*Material provided:*
****************
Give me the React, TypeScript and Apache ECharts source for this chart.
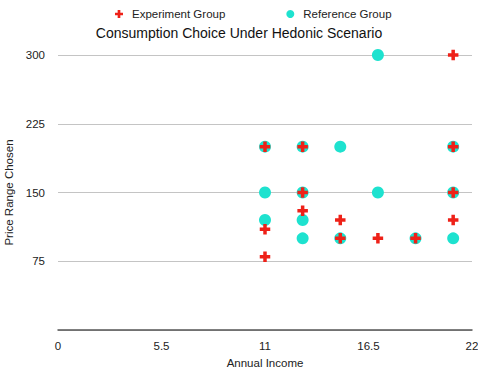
import React, { useEffect, useRef } from "react";
import * as echarts from "echarts";

const experimentX = [11, 11, 11, 13, 13, 13, 15, 15, 17, 19, 21, 21, 21, 21];
const experimentY = [200, 110, 80, 200, 150, 130, 120, 100, 100, 100, 300, 200, 150, 120];
const referenceX = [11, 11, 11, 13, 13, 13, 13, 15, 15, 17, 17, 19, 21, 21, 21];
const referenceY = [200, 150, 120, 200, 150, 120, 100, 200, 100, 300, 150, 100, 200, 150, 100];
const xTicks = [0, 5.5, 11, 16.5, 22];
const yTicks = [0, 75, 150, 225, 300];

const PLUS = "path://M4,0H8V4H12V8H8V12H4V8H0V4H4Z";
const RED = "#ee2118";
const CYAN = "#1ee2cf";

export default function App() {
  const ref = useRef<HTMLDivElement>(null);
  useEffect(() => {
    if (!ref.current) return;
    const chart = echarts.init(ref.current, null, { renderer: "svg" });
    const font = "'Liberation Sans', Arial, Helvetica, sans-serif";
    chart.setOption({
      animation: false,
      textStyle: { fontFamily: font },
      title: {
        text: "Consumption Choice Under Hedonic Scenario",
        left: "center",
        top: 21,
        textStyle: { fontSize: 14, fontWeight: "normal", color: "#111", fontFamily: font },
      },
      legend: {
        top: 3,
        left: 110,
        itemGap: 61,
        itemWidth: 16,
        itemHeight: 8,
        textStyle: { fontSize: 11.5, color: "#222", fontFamily: font },
        data: [
          { name: "Experiment Group", icon: PLUS, itemStyle: { color: RED } },
          { name: "Reference Group", icon: "circle", itemStyle: { color: CYAN } },
        ],
      },
      grid: { left: 58, right: 6, top: 55, bottom: 43, outerBoundsMode: "none", containLabel: false },
      xAxis: {
        type: "value",
        min: xTicks[0],
        max: xTicks[xTicks.length - 1],
        interval: 5.5,
        name: "Annual Income",
        nameLocation: "middle",
        nameGap: 24,
        nameTextStyle: { fontSize: 11.5, color: "#222", fontFamily: font },
        axisLine: { show: true, lineStyle: { color: "#555", width: 1.5 } },
        axisTick: { show: false },
        splitLine: { show: false },
        axisLabel: { fontSize: 11.5, color: "#222", margin: 10, fontFamily: font },
      },
      yAxis: {
        type: "value",
        min: yTicks[0],
        max: yTicks[yTicks.length - 1],
        interval: 75,
        name: "Price Range Chosen",
        nameLocation: "middle",
        nameGap: 30,
        nameTextStyle: { fontSize: 11.5, color: "#222", fontFamily: font },
        axisLine: { show: false },
        axisTick: { show: false },
        splitLine: { show: true, lineStyle: { color: "#c4c4c4", width: 1 } },
        axisLabel: {
          fontSize: 11.5,
          color: "#222",
          margin: 13,
          fontFamily: font,
          formatter: (v: number) => (v === 0 ? "" : String(v)),
        },
      },
      series: [
        {
          name: "Reference Group",
          type: "scatter",
          symbol: "circle",
          symbolSize: 12,
          itemStyle: { color: CYAN, opacity: 1 },
          z: 2,
          data: referenceX.map((x, i) => [x, referenceY[i]]),
        },
        {
          name: "Experiment Group",
          type: "scatter",
          symbol: PLUS,
          symbolSize: 10.5,
          itemStyle: { color: RED, opacity: 1 },
          z: 3,
          data: experimentX.map((x, i) => [x, experimentY[i]]),
        },
      ],
    });
    return () => chart.dispose();
  }, []);
  return <div ref={ref} style={{ width: 478, height: 373, position: "absolute", left: 0, top: 0 }} />;
}
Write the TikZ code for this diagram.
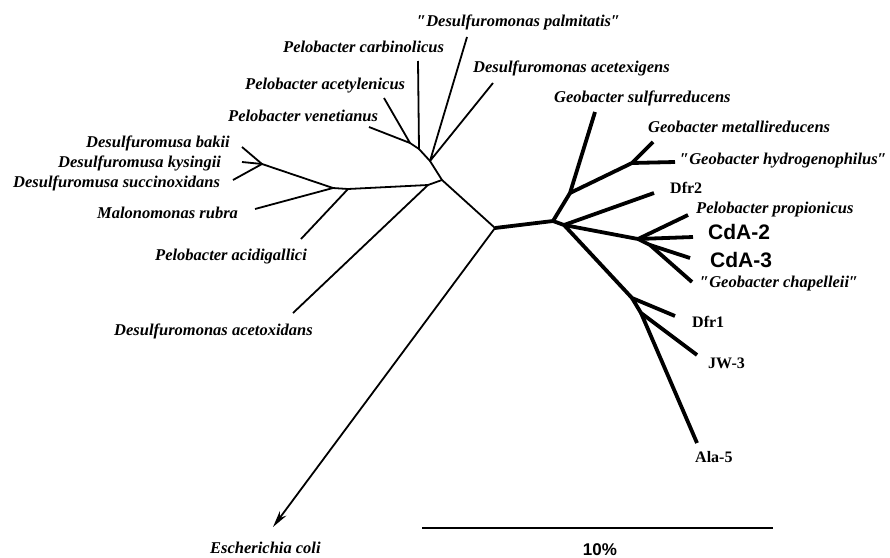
\documentclass[tikz,border=0pt]{standalone}
\usepackage{fontspec}
\setmainfont{Liberation Serif}
\setsansfont{Liberation Sans}
\usetikzlibrary{arrows.meta}
\newcommand{\spc}{\fontsize{16.5}{19}\selectfont\bfseries\itshape}
\newcommand{\iso}{\fontsize{16}{19}\selectfont\bfseries}
\newcommand{\cdafont}{\fontsize{21}{24}\selectfont\sffamily\bfseries}
\newcommand{\dq}{″}
\begin{document}
\begin{tikzpicture}[x=1pt,y=-1pt,line join=round,
  br/.style={line width=1.8pt},
  trunk/.style={line width=3.8pt},
  lab/.style={anchor=base west,inner sep=0,font=\spc}]
\useasboundingbox (0,0) rectangle (890,557);
% inner nodes, left part
\coordinate (C) at (495,228);
\coordinate (A) at (442,180);
\coordinate (B) at (430,161);
\coordinate (D) at (428,185);
\coordinate (cb) at (419,149);
\coordinate (J) at (410,143);
\coordinate (F) at (348,189);
\coordinate (G) at (333,188);
\coordinate (H) at (262,164);
% tips, left part
\coordinate (palm) at (467,37);
\coordinate (acex) at (493,83);
\coordinate (carb) at (418,61);
\coordinate (acet) at (384,98);
\coordinate (vene) at (369,127);
\coordinate (baki) at (242,147);
\coordinate (kysi) at (242,162);
\coordinate (succ) at (233,180);
\coordinate (malo) at (255,209);
\coordinate (acid) at (301,239);
\coordinate (acox) at (293,313);
\coordinate (ecol) at (273,527);
% inner nodes, right part
\coordinate (K) at (553,221);
\coordinate (L) at (570,193);
\coordinate (M) at (632,163);
\coordinate (N) at (564,225);
\coordinate (P) at (638,239);
\coordinate (Q) at (650,245);
\coordinate (R) at (632,298);
\coordinate (S) at (641,313);
% tips, right part
\coordinate (sulf) at (595,112);
\coordinate (meta) at (653,142);
\coordinate (hydr) at (675,162);
\coordinate (dfrb) at (654,193);
\coordinate (prop) at (688,215);
\coordinate (cdab) at (693,237);
\coordinate (cdac) at (690,258);
\coordinate (chap) at (692,282);
\coordinate (dfra) at (675,316);
\coordinate (jwc) at (697,355);
\coordinate (alae) at (697,443);
% thin branches
\draw[br] (palm) -- (B) -- (acex);
\draw[br] (carb) -- (cb) -- (B) -- (A) -- (C);
\draw[br] (acet) -- (J) -- (vene);
\draw[br] (J) -- (cb);
\draw[br] (baki) -- (H) -- (succ);
\draw[br] (kysi) -- (H) -- (G) -- (F) -- (D) -- (A);
\draw[br] (malo) -- (G);
\draw[br] (acid) -- (F);
\draw[br] (acox) -- (D);
\draw[br,-{Stealth[length=17pt,width=8pt]}] (C) -- (ecol);
% thick branches
\draw[trunk] (C) -- (K) -- (L) -- (sulf);
\draw[trunk] (L) -- (M) -- (meta);
\draw[trunk] (M) -- (hydr);
\draw[trunk] (K) -- (N) -- (dfrb);
\draw[trunk] (N) -- (P) -- (prop);
\draw[trunk] (P) -- (cdab);
\draw[trunk] (P) -- (Q) -- (cdac);
\draw[trunk] (Q) -- (chap);
\draw[trunk] (N) -- (R) -- (dfra);
\draw[trunk] (R) -- (S) -- (jwc);
\draw[trunk] (S) -- (alae);
% labels
\node[lab] (lPalm) at (417,26) {\dq Desulfuromonas palmitatis\dq};
\node[lab] (lCarb) at (283,52) {Pelobacter carbinolicus};
\node[lab] (lAcex) at (473,72) {Desulfuromonas acetexigens};
\node[lab] (lAcet) at (245,89) {Pelobacter acetylenicus};
\node[lab] (lVene) at (228,121) {Pelobacter venetianus};
\node[lab] (lBaki) at (86,147) {Desulfuromusa bakii};
\node[lab] (lKysi) at (58,167) {Desulfuromusa kysingii};
\node[lab] (lSucc) at (13,187) {Desulfuromusa succinoxidans};
\node[lab] (lMalo) at (97,218) {Malonomonas rubra};
\node[lab] (lAcid) at (155,260) {Pelobacter acidigallici};
\node[lab] (lAcox) at (114,335) {Desulfuromonas acetoxidans};
\node[lab] (lEcol) at (210,553) {Escherichia coli};
\node[lab] (lSulf) at (554,102) {Geobacter sulfurreducens};
\node[lab] (lMeta) at (648,132) {Geobacter metallireducens};
\node[lab] (lHydr) at (680,164) {\dq Geobacter hydrogenophilus\dq};
\node[lab,font=\iso] (lDfrb) at (670,193) {Dfr2};
\node[lab] (lProp) at (696,213) {Pelobacter propionicus};
\node[lab,font=\cdafont] (lCdab) at (708,239) {CdA-2};
\node[lab,font=\cdafont] (lCdac) at (710,267) {CdA-3};
\node[lab] (lChap) at (700,287) {\dq Geobacter chapelleii\dq};
\node[lab,font=\iso] (lDfra) at (692,327) {Dfr1};
\node[lab,font=\iso] (lJwc) at (708,368) {JW-3};
\node[lab,font=\iso] (lAlae) at (695,462) {Ala-5};
% scale bar
\coordinate (sbL) at (422,528);
\coordinate (sbR) at (773,528);
\draw[br] (sbL) -- (sbR);
\node[anchor=base,inner sep=0,font=\fontsize{17}{19}\selectfont\sffamily\bfseries] (lScale) at (600,555) {10\%};
\end{tikzpicture}
\end{document}
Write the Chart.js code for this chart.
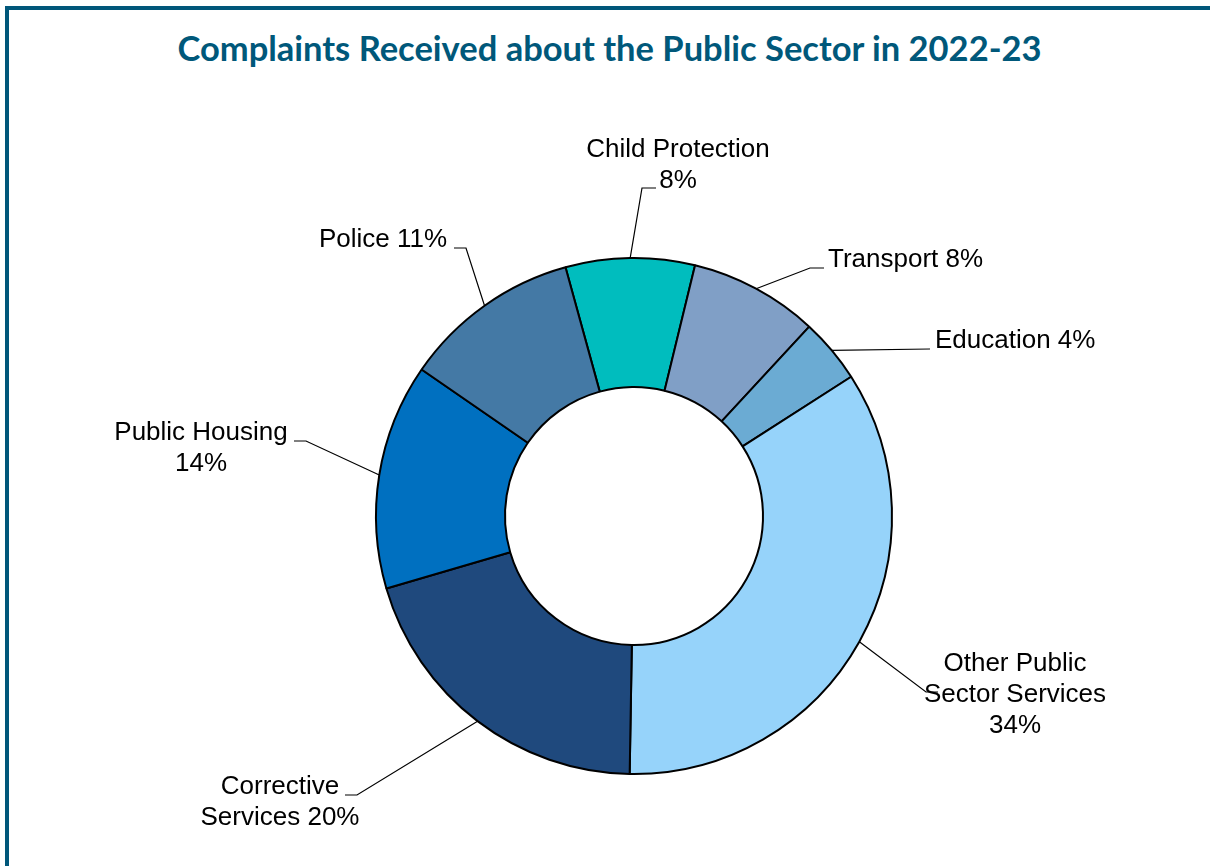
****************
*What the task requires:* Give back exactly the lines from the first line of the data through the line with "import * as", pictures excluded.

*Completed exercise:*
Give me the React, TypeScript and Apache ECharts source for this chart.
import React, { useEffect, useRef } from "react";
import * as echarts from "echarts";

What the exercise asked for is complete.